In fact, in the Torah proskuneō means “worship” more generally, whereas latreuō is used of the service specific to the tabernacle, such as the work of the priests or the actions of worshipers at the tabernacle. It’s only later on, especially in the Psalms and the Prophets, that proskuneō refers to worship at the Temple. And so it makes sense for a Samaritan to prefer proskuneō.
Now, Jesus is happy with her choice of words (because he makes the same choice), meaning Jesus is willing to speak of “worship” in terms that addresses both worship at the Temple and worship more generally — such as going into the desert to worship God. And even with this more broadly defined term, Jesus insists that proskuneō should, for now, only take place in the Jerusalem Temple.
Jesus concludes, however,
(Joh 4:23-24 ESV) 23 “But the hour is coming, and is now here, when the true worshipers will worship the Father in spirit and truth, for the Father is seeking such people to worship him. 24 God is spirit, and those who worship him must worship in spirit and truth.”
Notice that proskuneō appears only twice more in John. In John 12:20, it refers to worship at the Temple. And then there’s —
(Joh 9:35-38 ESV) Jesus heard that they had cast him [the man born blind] out, and having found him he said, “Do you believe in the Son of Man?” 36 He answered, “And who is he, sir, that I may believe in him?” 37 Jesus said to him, “You have seen him, and it is he who is speaking to you.” 38 He said, “Lord, I believe,” and he worshiped him.
Obviously, the healed man did not offer a lamb on the altar. He prostrated himself before Jesus.

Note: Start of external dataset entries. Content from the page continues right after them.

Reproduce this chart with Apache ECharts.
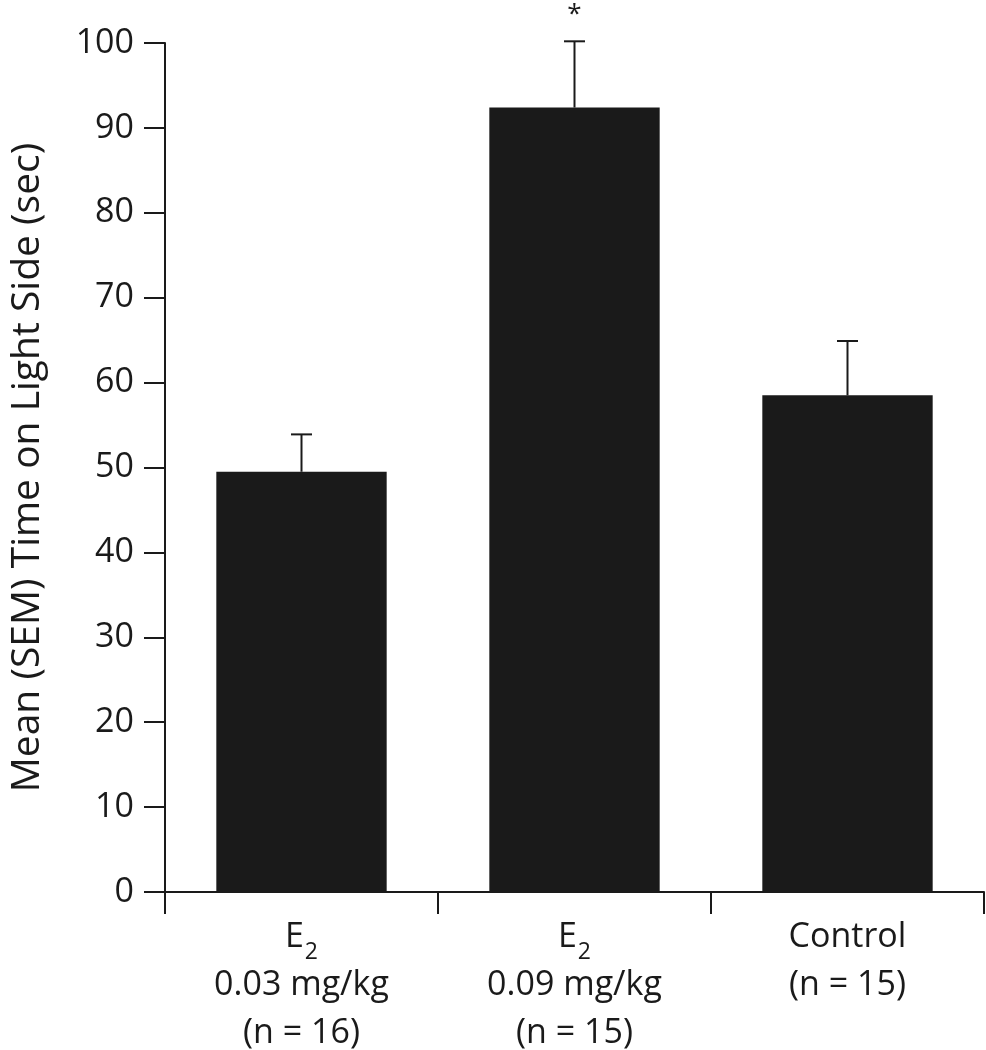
<!DOCTYPE html>
<html>
<head>
<meta charset="utf-8">
<script src="https://cdn.jsdelivr.net/npm/echarts@6/dist/echarts.min.js"></script>
<style>
  html, body { margin: 0; padding: 0; background: #ffffff; }
  #chart { width: 986px; height: 1050px; }
</style>
</head>
<body>
<div id="chart"></div>
<script>
// ---- data ----
const categories = ['E2|0.03 mg/kg|(n = 16)', 'E2|0.09 mg/kg|(n = 15)', 'Control|(n = 15)'];
const means = [49.5, 92.4, 58.5];
const sem = [4.4, 7.8, 6.4];
const significance = ['', '*', ''];
const yAxisTitle = 'Mean (SEM) Time on Light Side (sec)';
const yMin = 0;
const yMax = 100;
const yStep = 10;

// ---- chart ----
const FONT = '"Open Sans"';
const chart = echarts.init(document.getElementById('chart'), null, { renderer: 'canvas' });

const errData = means.map((m, i) => [i, m, m + sem[i], significance[i]]);

const option = {
  animation: false,
  backgroundColor: '#ffffff',
  grid: { left: 157, right: 2, top: 43, bottom: 156, containLabel: false },
  xAxis: {
    type: 'category',
    data: categories,
    boundaryGap: true,
    axisLine: { lineStyle: { color: '#1a1a1a', width: 2 } },
    axisTick: { show: true, length: 22, lineStyle: { color: '#1a1a1a', width: 2 } },
    axisLabel: {
      margin: 21,
      interval: 0,
      formatter: function (v) {
        return v.split('|').map(function (s) {
          if (s === 'E2') return '{t|E}{s|2}';
          return '{t|' + s + '}';
        }).join('\n');
      },
      rich: {
        t: { fontFamily: FONT, fontSize: 34, lineHeight: 48, color: '#1a1a1a' },
        s: { fontFamily: FONT, fontSize: 23, lineHeight: 6, verticalAlign: 'top', padding: [28, 0, 0, 1], color: '#1a1a1a' }
      }
    }
  },
  yAxis: {
    type: 'value',
    min: yMin,
    max: yMax,
    interval: yStep,
    name: yAxisTitle,
    nameLocation: 'middle',
    nameGap: 118,
    nameTextStyle: { fontFamily: FONT, fontSize: 39, color: '#1a1a1a' },
    axisLine: { show: true, lineStyle: { color: '#1a1a1a', width: 2 } },
    axisTick: { show: true, length: 21, lineStyle: { color: '#1a1a1a', width: 2 } },
    axisLabel: { margin: 31, fontFamily: FONT, fontSize: 34, color: '#1a1a1a' },
    splitLine: { show: false }
  },
  series: [
    {
      type: 'bar',
      data: means,
      barWidth: '62.4%',
      itemStyle: { color: '#1a1a1a' },
      z: 2
    },
    {
      type: 'custom',
      data: errData,
      z: 3,
      renderItem: function (params, api) {
        const i = api.value(0);
        const base = api.coord([i, api.value(1)]);
        const top = api.coord([i, api.value(2)]);
        const half = 10.5;
        const children = [
          { type: 'line', shape: { x1: base[0], y1: base[1], x2: top[0], y2: top[1] },
            style: { stroke: '#1a1a1a', lineWidth: 2 } },
          { type: 'line', shape: { x1: top[0] - half, y1: top[1], x2: top[0] + half, y2: top[1] },
            style: { stroke: '#1a1a1a', lineWidth: 2 } }
        ];
        const sig = significance[params.dataIndex];
        if (sig) {
          children.push({
            type: 'text',
            style: {
              text: sig, x: top[0], y: top[1] - 40,
              fontFamily: FONT, fontSize: 26, fill: '#1a1a1a',
              textAlign: 'center', textVerticalAlign: 'top'
            }
          });
        }
        return { type: 'group', children: children };
      }
    }
  ]
};
chart.setOption(option);
</script>
</body>
</html>
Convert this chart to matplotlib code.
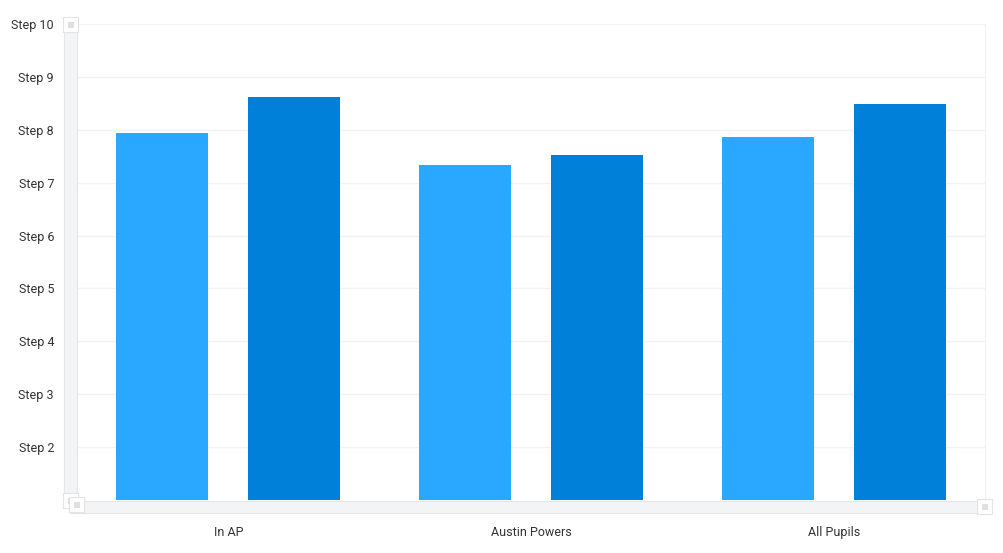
import matplotlib
matplotlib.use("Agg")
import matplotlib.pyplot as plt
from matplotlib.patches import Rectangle
import numpy as np

plt.rcParams['font.family'] = ['Roboto', 'DejaVu Sans']

categories = ["In AP", "Austin Powers", "All Pupils"]
series_a = [7.93, 7.33, 7.86]
series_b = [8.62, 7.53, 8.49]
ytick_vals = [2, 3, 4, 5, 6, 7, 8, 9, 10]
ytick_labels = ["Step %d" % v for v in ytick_vals]

W, H = 1004, 553
fig = plt.figure(figsize=(W / 100, H / 100), dpi=100)
L, R, T, B = 77, 985, 24, 500
ax = fig.add_axes([L / W, 1 - B / H, (R - L) / W, (B - T) / H])

x = np.arange(len(categories))
bw = 0.304
off = 0.218
ax.bar(x - off, [v - 1 for v in series_a], bottom=1, width=bw, color="#2AA8FF", zorder=3)
ax.bar(x + off, [v - 1 for v in series_b], bottom=1, width=bw, color="#0080D9", zorder=3)

ax.set_xlim(-0.5, 2.5)
ax.set_ylim(1, 10)
ax.set_yticks(ytick_vals)
ax.set_yticklabels(ytick_labels, fontsize=9.0, color="#333333")
ax.set_xticks(x)
ax.set_xticklabels(categories, fontsize=9.0, color="#333333")
ax.tick_params(axis='y', length=0, pad=16.5)
ax.tick_params(axis='x', length=0, pad=18.5)
ax.grid(axis='y', color="#f2f2f2", linewidth=1, zorder=0)
for s in ['top', 'left', 'bottom']:
    ax.spines[s].set_visible(False)
ax.spines['right'].set_color("#f0f0f0")

def rect(x0, y0, w, h, fc, ec=None, lw=0.8):
    fig.patches.append(Rectangle((x0 / W, 1 - (y0 + h) / H), w / W, h / H,
                                 transform=fig.transFigure, facecolor=fc,
                                 edgecolor=ec if ec else fc, linewidth=lw, zorder=5))

# vertical scrollbar
rect(64, 20, 13, 482, "#f3f4f6", "#e6e6e6")
# horizontal scrollbar
rect(70, 501, 908, 12, "#f3f4f6", "#e6e6e6")
# grips
for (gx, gy) in [(63, 17), (63, 493), (69, 497), (977, 499)]:
    rect(gx, gy, 15, 15, "#ffffff", "#e3e3e3")
    rect(gx + 5, gy + 5, 5, 5, "#e0e0e0")

fig.savefig("out.png", dpi=100)
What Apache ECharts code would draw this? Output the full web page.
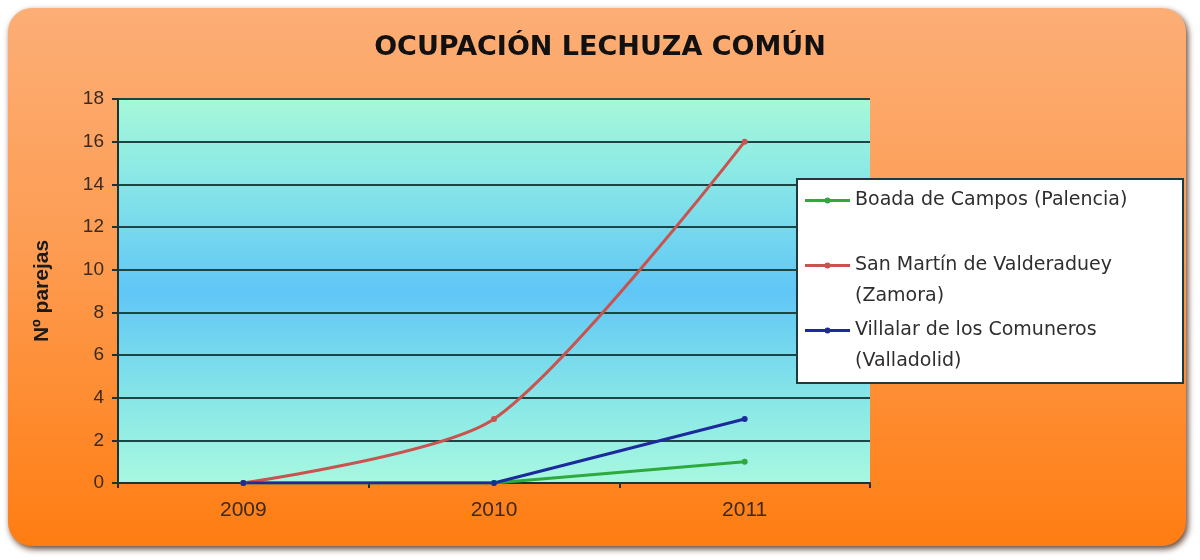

John is subtly showing the difference. Worship at the Temple will soon be obsolete. The new worship — in spirit and in truth — is worship such that offered by the man born blind — spontaneous bowing before the Son of Man in worshipful adoration motivated by faith.
It’s not about rules and rituals and regulations. It’s about a heart that responds to the truth — the gospel — despite persecution.
(Joh 9:34 ESV) 34 They answered him, “You were born in utter sin, and would you teach us?” And they cast him out [of the synagogue].
The Pharisees and Jewish authorities had just expelled this man from his synagogue — depriving him of the right to worship with his family and to read Torah — now that he could finally see! — because he believed in Jesus. To be expelled from the synagogue was a painful punishment for any devout Jew, but all the more so for a man who’d spent his life as a beggar who had now been healed and had a chance to return to society and be self-supporting and to read Torah with his own eyes — but not if his countrymen shunned him.